The enhanced role of the audit committee is also further recognition that the audit and the auditor is but one link in the financial reporting supply chain. But it also recognizes that properly setting the responsibilities of the audit committee is a very important element of the chain in that it serves the quality of the audit, protects the independence of the auditor, and, ultimately, leads to better financial reporting.

The recognition that EU Member States may adapt the audit of SMEs is also a crucial point of the Directive. The French profession supports the audit of SMEs and considers that the audit is the proper service for SMEs as long as it is adapted to their context. The French profession issued a standard in 2009, which was endorsed by the Ministry of Justice and which recognized the proportionate application of the standards in the context of the audit of SMEs.

Finally, having focused in this Viewpoint on some of the most positive aspects of the EU audit reform, we would nevertheless want to conclude with a certain regret.

One of the main objectives of the Commission in launching this reform was to “learn the lessons from the crisis” and, consequently, to clarify and define more precisely the role of the auditor.

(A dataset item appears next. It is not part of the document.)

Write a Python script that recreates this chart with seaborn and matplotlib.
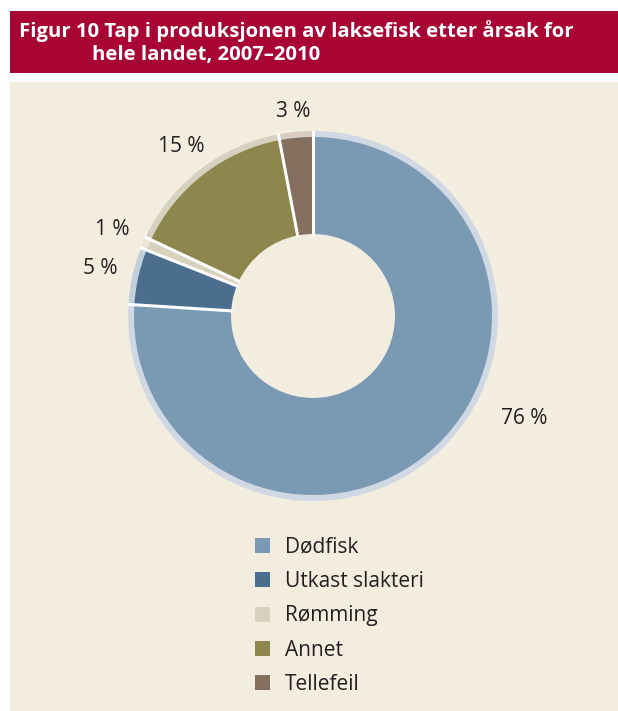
import matplotlib
matplotlib.use("Agg")
import matplotlib.pyplot as plt
import numpy as np
import seaborn as sns
from matplotlib.patches import Rectangle, Patch

sns.set_style("white")
plt.rcParams['font.family'] = ['Open Sans', 'DejaVu Sans']

# Data
categories = ["Dødfisk", "Utkast slakteri", "Rømming", "Annet", "Tellefeil"]
values = [76, 5, 1, 15, 3]
labels = ["76 %", "5 %", "1 %", "15 %", "3 %"]
colors = ["#7A9AB4", "#4B6E8F", "#D9D1BE", "#8E874D", "#85705F"]
rim_colors = ["#CFD8E3", "#C4CFDC", "#ECE7DA", "#D7D2BF", "#D8CCC4"]
title_line1 = "Figur 10 Tap i produksjonen av laksefisk etter årsak for"
title_line2 = "hele landet, 2007–2010"

# label placement (style)
label_dist = [1.27, 1.18, 1.18, 1.16, 1.11]

W, H = 618, 711
fig = plt.figure(figsize=(W / 100, H / 100), dpi=100)
fig.patch.set_facecolor("white")

# Title bar and panel
fig.patches.append(Rectangle((10 / W, 1 - 73 / H), 1, 62 / H, transform=fig.transFigure,
                             facecolor="#A80534", edgecolor="none", zorder=-5))
fig.patches.append(Rectangle((10 / W, 0), 1, 1 - 82 / H, transform=fig.transFigure,
                             facecolor="#F3EDE0", edgecolor="none", zorder=-5))
fig.text(19 / W, 1 - 31 / H, title_line1, color="white", fontsize=14.6, fontweight="bold",
         va="center", ha="left")
fig.text(92 / W, 1 - 55 / H, title_line2, color="white", fontsize=14.6, fontweight="bold",
         va="center", ha="left")

# Donut axes
cx, cy, R = 313, 316, 185
ax = fig.add_axes([(cx - R) / W, 1 - (cy + R) / H, 2 * R / W, 2 * R / H], zorder=2)
ax.set_facecolor("none")

r_main = 179 / R
r_in = 82 / R
# outer light rim (full depth, hidden under main ring)
ax.pie(values, colors=rim_colors, startangle=90, counterclock=False, radius=1.0,
       wedgeprops=dict(width=1.0 - r_in, linewidth=0))
# main ring
wedges, _ = ax.pie(values, colors=colors, startangle=90, counterclock=False, radius=r_main,
                   wedgeprops=dict(width=r_main - r_in, linewidth=0))
# white separators through ring and rim
for w in wedges:
    t = np.deg2rad(w.theta1)
    ax.plot([r_in * 0.98 * np.cos(t), 1.005 * np.cos(t)],
            [r_in * 0.98 * np.sin(t), 1.005 * np.sin(t)],
            color="white", linewidth=2.2, solid_capstyle="butt")
ax.set_xlim(-1, 1)
ax.set_ylim(-1, 1)
ax.set_aspect("equal")
ax.axis("off")

for i, (w, lab) in enumerate(zip(wedges, labels)):
    ang = np.deg2rad((w.theta1 + w.theta2) / 2)
    if i == 0:
        ang = np.deg2rad(-26)
    d = label_dist[i]
    ax.text(d * np.cos(ang), d * np.sin(ang), lab, ha="center", va="center",
            fontsize=15, color="#231F20", clip_on=False)

handles = [Patch(facecolor=c, edgecolor="none") for c in colors]
fig.legend(handles, categories, loc="upper left", bbox_to_anchor=(236 / W, 1 - 518 / H),
           frameon=False, fontsize=15, handlelength=0.75, handleheight=0.75,
           labelspacing=0.64, handletextpad=0.7, labelcolor="#231F20")

fig.savefig("out.png", dpi=100, facecolor=fig.get_facecolor())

This was the point on which we had the most hope: the expression of a vision for a new role of the auditor in the twenty-first century. And we consider that the audit reform has forgotten this original objective. It has worked on the market, the independence, the supervision, the rules, etc... But it has not shaped a forward-looking vision for the future role of the auditor in light of the usefulness of the audit in a changing environment where the acceleration of the provision of information is dramatic and the need for trust and reliability acute. By not tackling this issue, the EU audit reform will not contribute to the reduction of the expectation gap.